Megan McArdle once said the budget is basically used a political club to whack at the other party. During the Bush years, the Democrats lambasted the Republicans for reckless spending and said that when they were in power things would be different. When they came to power, things were different: now the GOP would complain about the Democrats’ reckless spending.
I think that Republicans have been hypocrites when it comes to fiscal policy. And so have the Democrats. So what do we do about it?
Dissident conservatives like Bartlett and E.D. Kain have rightly complained about the GOP fiscal problem, but other than expend a lot of righteous anger, there are few in any solutions.
Part of the problem is that the deficit is a weapon but not an issue people actually want to tackle. It’s not sexy like health care or the war in Iraq. And far too often, as Bartlett notes, politics gets in the way of trying to tame the deficit monster.
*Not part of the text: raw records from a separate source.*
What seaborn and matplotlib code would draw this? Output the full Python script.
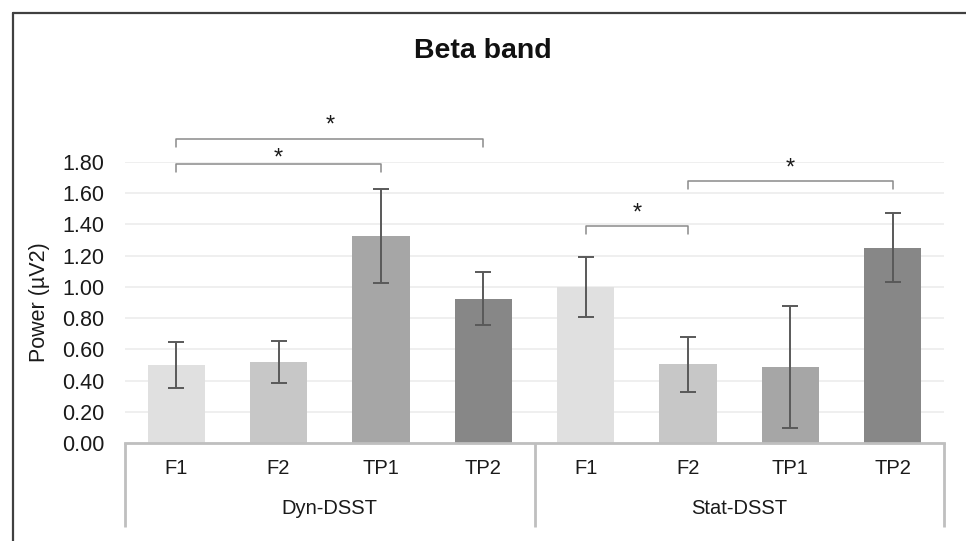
import matplotlib
matplotlib.use("Agg")
import matplotlib.pyplot as plt
from matplotlib.lines import Line2D
import seaborn as sns
import pandas as pd

# ---- data ----
groups = ["Dyn-DSST"] * 4 + ["Stat-DSST"] * 4
conds = ["F1", "F2", "TP1", "TP2"] * 2
means = [0.50, 0.52, 1.325, 0.925, 1.00, 0.505, 0.485, 1.25]
errs = [0.146, 0.134, 0.30, 0.168, 0.19, 0.175, 0.39, 0.222]
group_names = ["Dyn-DSST", "Stat-DSST"]
yticks = [0.0, 0.2, 0.4, 0.6, 0.8, 1.0, 1.2, 1.4, 1.6, 1.8]
# significance brackets: (start bar index, end bar index, bracket level, star level)
sig_start = [0, 0, 4, 5]
sig_end = [3, 2, 5, 7]
sig_level = [1.946, 1.787, 1.389, 1.676]
sig_star = [1.99, 1.78, 1.43, 1.72]

palette = {"F1": "#e0e0e0", "F2": "#c7c7c7", "TP1": "#a6a6a6", "TP2": "#878787"}

keys = [f"{g} {c}" for g, c in zip(groups, conds)]
df = pd.DataFrame({"key": keys, "cond": conds, "mean": means})

sns.set_theme(style="white")
plt.rcParams["font.family"] = ["Liberation Sans", "DejaVu Sans"]

fig = plt.figure(figsize=(9.66, 5.41), dpi=100)
ax = fig.add_axes([125 / 966, 1 - 443.3 / 541, 819 / 966, (443.3 - 161.7) / 541])

sns.barplot(data=df, x="key", y="mean", hue="cond", palette=palette, order=keys,
            dodge=False, width=0.56, errorbar=None, legend=False, ax=ax, saturation=1,
            linewidth=0)

xs = ax.get_xticks()
ax.errorbar(xs, means, yerr=errs, fmt="none", ecolor="#595959", elinewidth=1.4,
            capsize=5.5, capthick=1.4, zorder=5)

ax.set_ylim(0, 1.8)
ax.set_xlim(-0.5, 7.5)
ax.set_yticks(yticks, [f"{v:.2f}" for v in yticks])
ax.set_xticks(xs, conds)
ax.tick_params(axis="y", length=0, pad=15, labelsize=15.5, labelcolor="#1a1a1a")
ax.tick_params(axis="x", length=0, pad=11, labelsize=14.5, labelcolor="#1a1a1a")
ax.set_xlabel("")
ax.set_ylabel("Power (µV2)", fontsize=15.5, color="#1a1a1a", va="center")
ax.yaxis.set_label_coords(-85 / 819, 0.5)

ax.yaxis.grid(True, color="#ececec", lw=1.2)
ax.set_axisbelow(True)
for s in ["top", "right", "left"]:
    ax.spines[s].set_visible(False)
ax.spines["bottom"].set_color("#bfbfbf")
ax.spines["bottom"].set_linewidth(2)

# category box below the axis
tr = ax.get_xaxis_transform()
for xv in [-0.5, 3.5, 7.5]:
    ax.plot([xv, xv], [0, -84 / 281.6], transform=tr, color="#bfbfbf", lw=2,
            clip_on=False, solid_capstyle="butt")
for i, g in enumerate(group_names):
    ax.text(1.5 + 4 * i, -(509 - 443.3) / 281.6, g, transform=tr, ha="center",
            va="center", fontsize=14.5, color="#1a1a1a")

# significance brackets
tick = 0.05
for a, b, lv, st in zip(sig_start, sig_end, sig_level, sig_star):
    ax.plot([xs[a], xs[a], xs[b], xs[b]], [lv - tick, lv, lv, lv - tick],
            color="#8a8a8a", lw=1.1, clip_on=False)
    ax.text((xs[a] + xs[b]) / 2, st, "*", ha="center", va="baseline",
            fontsize=17, color="#1a1a1a", clip_on=False)

fig.text(483 / 966, 1 - 50.5 / 541, "Beta band", ha="center", va="center",
         fontsize=20.5, fontweight="bold", color="#111111")

# outer frame (left and top edges)
fig.add_artist(Line2D([12.7 / 966, 12.7 / 966], [0, 1 - 13 / 541],
                      transform=fig.transFigure, color="#404040", lw=1.6))
fig.add_artist(Line2D([12.7 / 966, 1.0], [1 - 13 / 541, 1 - 13 / 541],
                      transform=fig.transFigure, color="#404040", lw=1.6))

fig.savefig("out.png", dpi=100)
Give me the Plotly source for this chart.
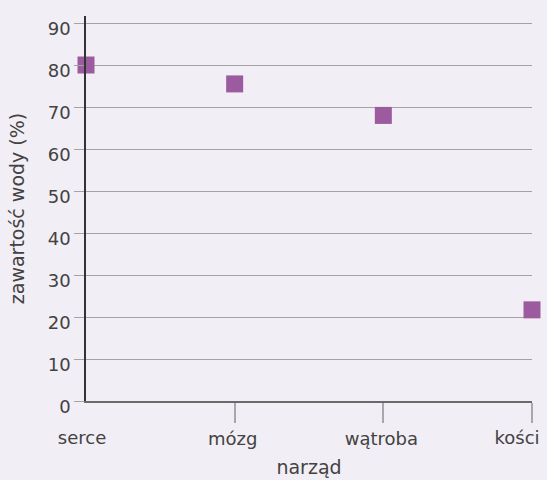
import plotly.graph_objects as go

organs = ["serce", "mózg", "wątroba", "kości"]
water_pct = [80, 75.5, 68, 21.7]
y_ticks = [0, 10, 20, 30, 40, 50, 60, 70, 80, 90]

FONT = "DejaVu Sans"
FS = 18
TXT = "#424242"
BG = "#f2eef5"
TICKC = "#a8a8a8"

fig = go.Figure()
# invisible carriers so the two label-only overlay axes get drawn
for ax in ("x2", "x3"):
    fig.add_trace(go.Scatter(
        x=organs, y=water_pct, xaxis=ax, yaxis="y", mode="markers",
        marker=dict(opacity=0), hoverinfo="skip", showlegend=False,
    ))
fig.add_trace(go.Scatter(
    x=organs, y=water_pct, mode="markers",
    marker=dict(symbol="square", size=17, color="#9c5a9f", line=dict(width=0)),
    cliponaxis=False, showlegend=False,
))

cat_common = dict(
    type="category", categoryorder="array", categoryarray=organs, range=[0, 3],
    showgrid=False, zeroline=False, automargin=False, fixedrange=True,
    tickfont=dict(family=FONT, size=FS, color=TXT),
)

fig.update_layout(
    width=547, height=480,
    margin=dict(l=86, r=15, t=16, b=79),
    paper_bgcolor=BG, plot_bgcolor=BG,
    font=dict(family=FONT, size=FS, color=TXT),
    xaxis=dict(
        **cat_common,
        tickvals=organs[1:], ticktext=organs[1:3] + [""],
        showline=True, linecolor="#6a6a6a", linewidth=2,
        ticks="outside", ticklen=20, tickcolor=TICKC, tickwidth=1.5,
        ticklabelshift=-2,
        title=dict(text="narząd", font=dict(family=FONT, size=19, color=TXT), standoff=13),
    ),
    xaxis2=dict(
        **cat_common, overlaying="x", anchor="y", side="bottom",
        tickvals=organs[:1], ticktext=organs[:1], ticks="", showline=False,
        ticklabelstandoff=24, ticklabelshift=-4,
    ),
    xaxis3=dict(
        **cat_common, overlaying="x", anchor="y", side="bottom",
        tickvals=organs[3:], ticktext=organs[3:], ticks="", showline=False,
        ticklabelstandoff=24, ticklabelshift=-15,
    ),
    yaxis=dict(
        range=[0, 91.67], tickvals=y_ticks, showgrid=True, gridcolor="#a3a3a3", gridwidth=1.3,
        zeroline=False, showline=True, linecolor="#333333", linewidth=1.5, automargin=False,
        ticks="outside", ticklen=10, tickcolor="#a3a3a3", tickwidth=1.3,
        ticklabelshift=6,
        tickfont=dict(family=FONT, size=FS, color=TXT),
        title=dict(text="zawartość wody (%)", font=dict(family=FONT, size=19, color=TXT), standoff=18),
        fixedrange=True,
    ),
)

fig.write_html("out.html")
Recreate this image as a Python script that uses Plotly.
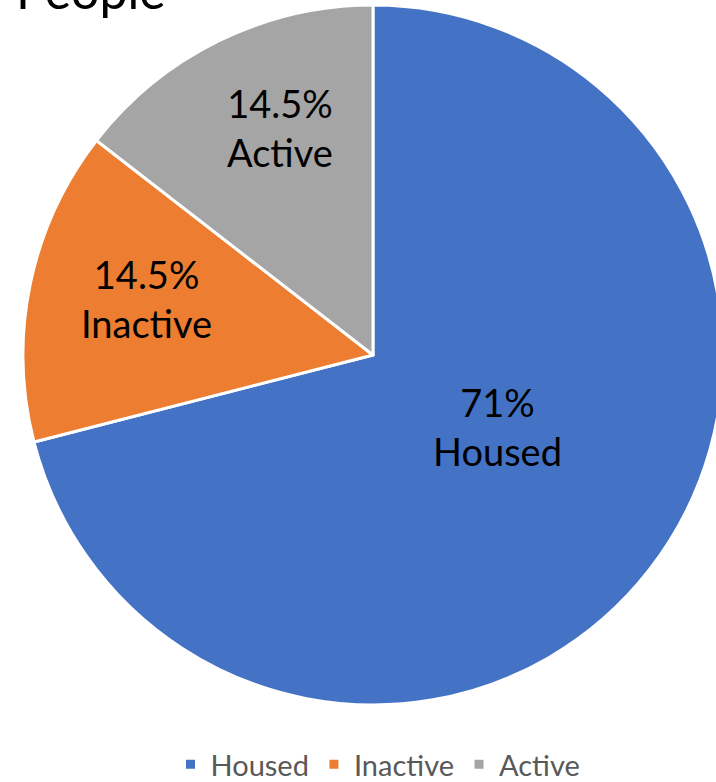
import math
import plotly.graph_objects as go

categories = ["Housed", "Inactive", "Active"]
values = [71, 14.5, 14.5]
colors = ["#4472C4", "#ED7D31", "#A5A5A5"]
title_text = "People"

W, H = 746, 790
FONT = "Lato, Open Sans, sans-serif"

# pie geometry (pixels, from top-left of the figure)
CX, CY, R = 373, 355, 350
dom_x = [(CX - R) / W, (CX + R) / W]
dom_y = [1 - (CY + R) / H, 1 - (CY - R) / H]

fig = go.Figure(go.Pie(
    labels=categories,
    values=values,
    sort=False,
    direction="clockwise",
    rotation=0,
    marker=dict(colors=colors, line=dict(color="white", width=3)),
    textinfo="none",
    domain=dict(x=dom_x, y=dom_y),
    hoverinfo="label+percent",
))

# data labels placed near each slice's mid-angle ("best fit" style)
label_radius = [0.41, 0.668, 0.703]
label_angle_shift = [-7.7, 2.2, 3.9]  # degrees
total = sum(values)
cum = 0.0
for lab, v, rf, da in zip(categories, values, label_radius, label_angle_shift):
    mid = (cum + v / 2) / total * 2 * math.pi + math.radians(da)
    cum += v
    px = CX + rf * R * math.sin(mid)
    py = CY - rf * R * math.cos(mid)
    fig.add_annotation(
        text=f"{v:g}%<br>{lab}", xref="paper", yref="paper",
        x=px / W, y=1 - py / H, xanchor="center", yanchor="middle",
        showarrow=False, font=dict(family=FONT, size=38, color="black"),
    )

fig.add_annotation(
    text=title_text, xref="paper", yref="paper", x=14 / W, y=1 + 10 / H,
    xanchor="left", yanchor="middle", showarrow=False,
    font=dict(family=FONT, size=50, color="black"),
)

fig.update_layout(
    width=W, height=H,
    margin=dict(l=0, r=0, t=0, b=0),
    paper_bgcolor="white",
    showlegend=True,
    legend=dict(orientation="h", x=378 / W, xanchor="center",
                y=0, yanchor="bottom",
                font=dict(family=FONT, size=29, color="#595959")),
)

fig.write_html(
    "out.html",
    config={"displayModeBar": False},
    post_script="document.body.style.margin='0';"
                "document.body.style.overflow='hidden';"
                "document.documentElement.style.overflow='hidden';",
)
As Timothy Taylor noted in a recent op-ed, the deficit is an issue that can have a big effect on the well-being of our nation. It’s an issue that should be of concern to all Americans regardless of political persuasion and not a club to use against political enemies.
I guess my question to Bartlett, Kain and others is how can Republicans be the party of fiscal responsibility? How do we get beyond slogans of tax cuts and “starving the beast” and find ways to actually get our fiscal house in order? How do we tell a nation that it must live within its means and learn that government action comes with a price?
All the righteous anger works for a while, but it’s time to come up with answers. And force politicians to listen.